** Begin **

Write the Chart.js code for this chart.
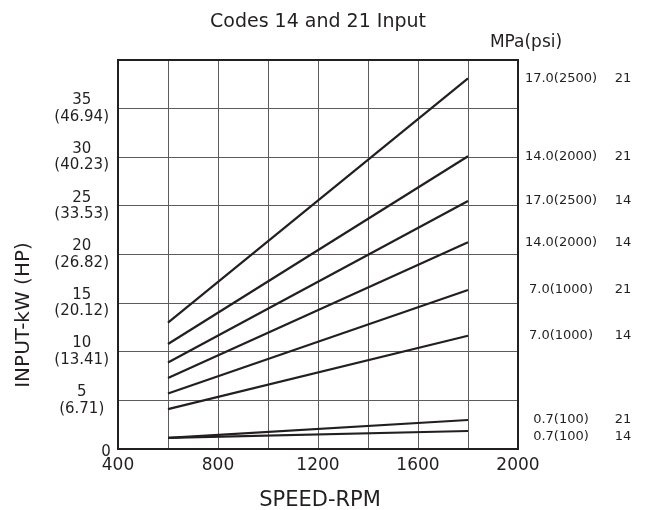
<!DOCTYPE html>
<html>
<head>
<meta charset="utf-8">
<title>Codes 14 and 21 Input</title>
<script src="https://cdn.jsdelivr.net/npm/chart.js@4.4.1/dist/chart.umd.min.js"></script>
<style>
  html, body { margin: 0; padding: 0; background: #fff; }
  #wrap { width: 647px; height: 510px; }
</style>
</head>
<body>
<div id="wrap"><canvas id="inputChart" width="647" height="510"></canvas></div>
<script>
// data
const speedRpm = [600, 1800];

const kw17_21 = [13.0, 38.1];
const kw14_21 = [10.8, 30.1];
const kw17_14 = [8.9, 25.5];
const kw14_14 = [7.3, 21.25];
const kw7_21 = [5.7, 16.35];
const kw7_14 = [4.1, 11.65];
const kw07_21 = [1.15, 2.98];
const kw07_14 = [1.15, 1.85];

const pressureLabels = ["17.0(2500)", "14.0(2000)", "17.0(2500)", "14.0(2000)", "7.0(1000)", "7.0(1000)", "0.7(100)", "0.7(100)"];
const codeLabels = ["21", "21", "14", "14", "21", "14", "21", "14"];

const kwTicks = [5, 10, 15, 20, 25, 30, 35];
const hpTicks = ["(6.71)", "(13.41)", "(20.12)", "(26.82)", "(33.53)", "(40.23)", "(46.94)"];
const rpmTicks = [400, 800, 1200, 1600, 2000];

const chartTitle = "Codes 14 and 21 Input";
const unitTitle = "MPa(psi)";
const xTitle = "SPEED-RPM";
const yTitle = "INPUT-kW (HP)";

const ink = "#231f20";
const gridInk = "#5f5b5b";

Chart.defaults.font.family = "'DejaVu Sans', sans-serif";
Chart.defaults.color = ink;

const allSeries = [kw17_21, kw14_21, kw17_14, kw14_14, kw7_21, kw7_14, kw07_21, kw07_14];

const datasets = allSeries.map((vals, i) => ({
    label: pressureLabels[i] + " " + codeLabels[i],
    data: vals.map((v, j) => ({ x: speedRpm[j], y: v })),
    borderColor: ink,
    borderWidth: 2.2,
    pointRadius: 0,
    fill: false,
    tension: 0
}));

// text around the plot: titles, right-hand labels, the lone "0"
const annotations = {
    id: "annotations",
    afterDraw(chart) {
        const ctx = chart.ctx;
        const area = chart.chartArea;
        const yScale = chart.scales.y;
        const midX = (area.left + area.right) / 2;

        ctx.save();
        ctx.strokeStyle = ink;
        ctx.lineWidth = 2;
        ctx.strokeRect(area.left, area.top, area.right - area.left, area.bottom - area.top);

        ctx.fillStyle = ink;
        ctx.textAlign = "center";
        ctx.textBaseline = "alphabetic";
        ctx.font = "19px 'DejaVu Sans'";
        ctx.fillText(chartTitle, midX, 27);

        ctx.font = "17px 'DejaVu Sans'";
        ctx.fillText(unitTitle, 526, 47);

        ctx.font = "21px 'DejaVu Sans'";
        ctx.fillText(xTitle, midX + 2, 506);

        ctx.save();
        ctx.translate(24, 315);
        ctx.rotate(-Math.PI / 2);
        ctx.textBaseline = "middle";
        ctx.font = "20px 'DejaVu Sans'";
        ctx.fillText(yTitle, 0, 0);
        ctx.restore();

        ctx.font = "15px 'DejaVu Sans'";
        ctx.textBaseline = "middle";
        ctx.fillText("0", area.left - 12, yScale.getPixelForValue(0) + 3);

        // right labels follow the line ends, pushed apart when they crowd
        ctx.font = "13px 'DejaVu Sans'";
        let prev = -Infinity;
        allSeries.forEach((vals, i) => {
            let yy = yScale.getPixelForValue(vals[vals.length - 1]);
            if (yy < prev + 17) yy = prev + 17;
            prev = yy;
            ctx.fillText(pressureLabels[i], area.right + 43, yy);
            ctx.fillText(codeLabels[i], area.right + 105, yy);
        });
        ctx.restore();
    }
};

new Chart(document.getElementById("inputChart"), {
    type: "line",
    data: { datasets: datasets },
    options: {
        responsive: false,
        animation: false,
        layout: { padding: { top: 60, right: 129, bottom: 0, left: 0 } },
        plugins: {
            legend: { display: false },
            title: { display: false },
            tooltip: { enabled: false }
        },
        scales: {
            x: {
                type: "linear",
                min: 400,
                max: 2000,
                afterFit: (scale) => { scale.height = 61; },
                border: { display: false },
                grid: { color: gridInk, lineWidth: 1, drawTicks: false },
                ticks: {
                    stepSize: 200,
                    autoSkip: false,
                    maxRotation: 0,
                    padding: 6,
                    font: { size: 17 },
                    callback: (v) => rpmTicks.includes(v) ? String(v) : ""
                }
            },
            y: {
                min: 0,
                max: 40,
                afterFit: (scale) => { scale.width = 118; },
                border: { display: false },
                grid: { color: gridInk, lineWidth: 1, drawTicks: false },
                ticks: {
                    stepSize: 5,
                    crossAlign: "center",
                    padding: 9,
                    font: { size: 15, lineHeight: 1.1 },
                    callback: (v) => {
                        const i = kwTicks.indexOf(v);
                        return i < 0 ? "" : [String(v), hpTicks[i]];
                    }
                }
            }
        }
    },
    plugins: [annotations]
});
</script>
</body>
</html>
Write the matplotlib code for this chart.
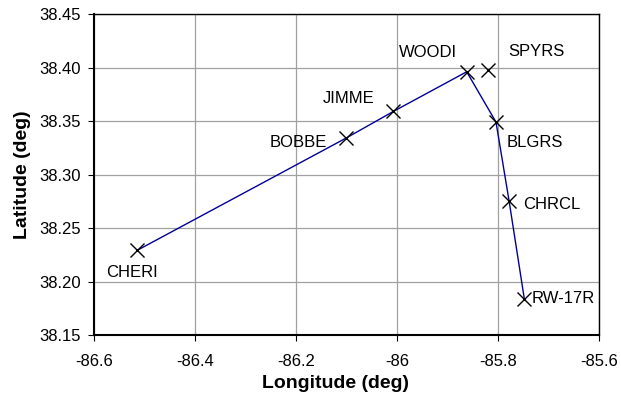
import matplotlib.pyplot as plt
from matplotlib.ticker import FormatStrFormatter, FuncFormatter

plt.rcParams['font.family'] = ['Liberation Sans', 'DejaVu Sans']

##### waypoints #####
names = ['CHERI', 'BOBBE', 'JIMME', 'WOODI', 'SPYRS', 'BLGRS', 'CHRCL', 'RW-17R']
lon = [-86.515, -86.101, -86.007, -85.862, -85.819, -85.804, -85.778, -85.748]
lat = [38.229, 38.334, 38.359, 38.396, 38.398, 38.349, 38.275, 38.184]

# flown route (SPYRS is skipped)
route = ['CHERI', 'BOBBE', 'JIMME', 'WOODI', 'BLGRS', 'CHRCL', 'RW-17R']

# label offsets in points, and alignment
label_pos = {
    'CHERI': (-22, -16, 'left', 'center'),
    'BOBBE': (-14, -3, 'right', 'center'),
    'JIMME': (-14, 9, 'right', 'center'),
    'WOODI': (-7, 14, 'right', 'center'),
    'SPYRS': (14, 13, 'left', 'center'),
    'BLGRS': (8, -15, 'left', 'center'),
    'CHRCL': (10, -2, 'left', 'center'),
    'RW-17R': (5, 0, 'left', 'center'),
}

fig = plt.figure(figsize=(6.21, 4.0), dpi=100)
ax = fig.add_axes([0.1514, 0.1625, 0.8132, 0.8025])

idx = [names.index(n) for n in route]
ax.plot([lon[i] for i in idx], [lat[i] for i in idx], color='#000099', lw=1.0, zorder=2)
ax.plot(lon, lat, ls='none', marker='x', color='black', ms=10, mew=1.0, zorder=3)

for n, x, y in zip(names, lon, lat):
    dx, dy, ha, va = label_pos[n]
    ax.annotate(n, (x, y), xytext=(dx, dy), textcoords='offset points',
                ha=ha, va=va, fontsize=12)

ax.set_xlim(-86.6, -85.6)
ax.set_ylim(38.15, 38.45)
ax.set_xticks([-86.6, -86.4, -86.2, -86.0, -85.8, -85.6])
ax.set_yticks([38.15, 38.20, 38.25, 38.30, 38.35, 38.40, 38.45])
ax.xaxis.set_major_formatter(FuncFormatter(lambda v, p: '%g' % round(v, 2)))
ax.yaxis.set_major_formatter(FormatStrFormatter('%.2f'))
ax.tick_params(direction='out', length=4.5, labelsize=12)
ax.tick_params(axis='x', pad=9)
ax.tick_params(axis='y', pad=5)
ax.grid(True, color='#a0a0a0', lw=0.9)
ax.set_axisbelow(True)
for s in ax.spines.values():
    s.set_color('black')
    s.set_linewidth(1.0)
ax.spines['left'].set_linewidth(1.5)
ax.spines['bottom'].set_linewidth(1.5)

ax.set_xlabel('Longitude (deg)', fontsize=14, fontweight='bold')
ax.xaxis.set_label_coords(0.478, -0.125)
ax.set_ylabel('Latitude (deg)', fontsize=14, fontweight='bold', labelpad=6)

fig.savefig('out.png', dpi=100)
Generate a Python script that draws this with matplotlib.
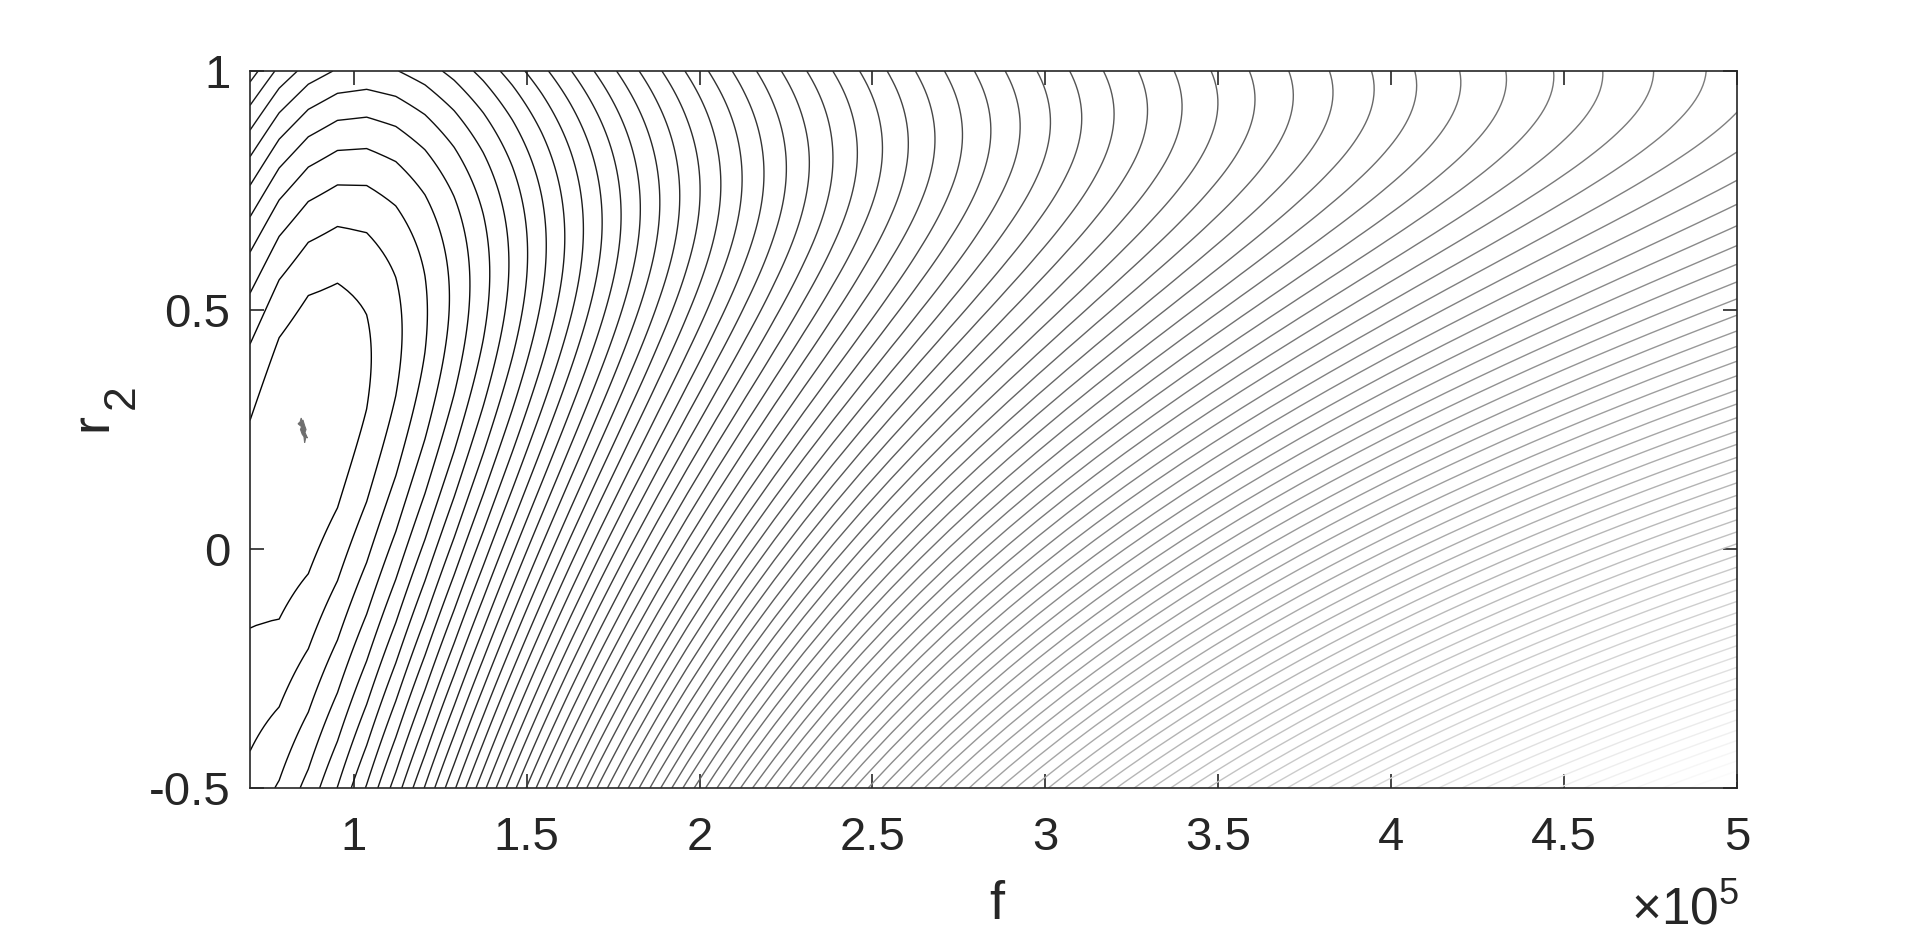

** End **

Above are some entries; copy exactly the lines from the line with "Write the matplotlib code for this chart." through the line with "ha=ha, va=va, fontsize=12)", both included, but none of the pictures.

= RESULT OF THIS EXERCISE =
Write the matplotlib code for this chart.
import matplotlib.pyplot as plt
from matplotlib.ticker import FormatStrFormatter, FuncFormatter

plt.rcParams['font.family'] = ['Liberation Sans', 'DejaVu Sans']

##### waypoints #####
names = ['CHERI', 'BOBBE', 'JIMME', 'WOODI', 'SPYRS', 'BLGRS', 'CHRCL', 'RW-17R']
lon = [-86.515, -86.101, -86.007, -85.862, -85.819, -85.804, -85.778, -85.748]
lat = [38.229, 38.334, 38.359, 38.396, 38.398, 38.349, 38.275, 38.184]

# flown route (SPYRS is skipped)
route = ['CHERI', 'BOBBE', 'JIMME', 'WOODI', 'BLGRS', 'CHRCL', 'RW-17R']

# label offsets in points, and alignment
label_pos = {
    'CHERI': (-22, -16, 'left', 'center'),
    'BOBBE': (-14, -3, 'right', 'center'),
    'JIMME': (-14, 9, 'right', 'center'),
    'WOODI': (-7, 14, 'right', 'center'),
    'SPYRS': (14, 13, 'left', 'center'),
    'BLGRS': (8, -15, 'left', 'center'),
    'CHRCL': (10, -2, 'left', 'center'),
    'RW-17R': (5, 0, 'left', 'center'),
}

fig = plt.figure(figsize=(6.21, 4.0), dpi=100)
ax = fig.add_axes([0.1514, 0.1625, 0.8132, 0.8025])

idx = [names.index(n) for n in route]
ax.plot([lon[i] for i in idx], [lat[i] for i in idx], color='#000099', lw=1.0, zorder=2)
ax.plot(lon, lat, ls='none', marker='x', color='black', ms=10, mew=1.0, zorder=3)

for n, x, y in zip(names, lon, lat):
    dx, dy, ha, va = label_pos[n]
    ax.annotate(n, (x, y), xytext=(dx, dy), textcoords='offset points',
                ha=ha, va=va, fontsize=12)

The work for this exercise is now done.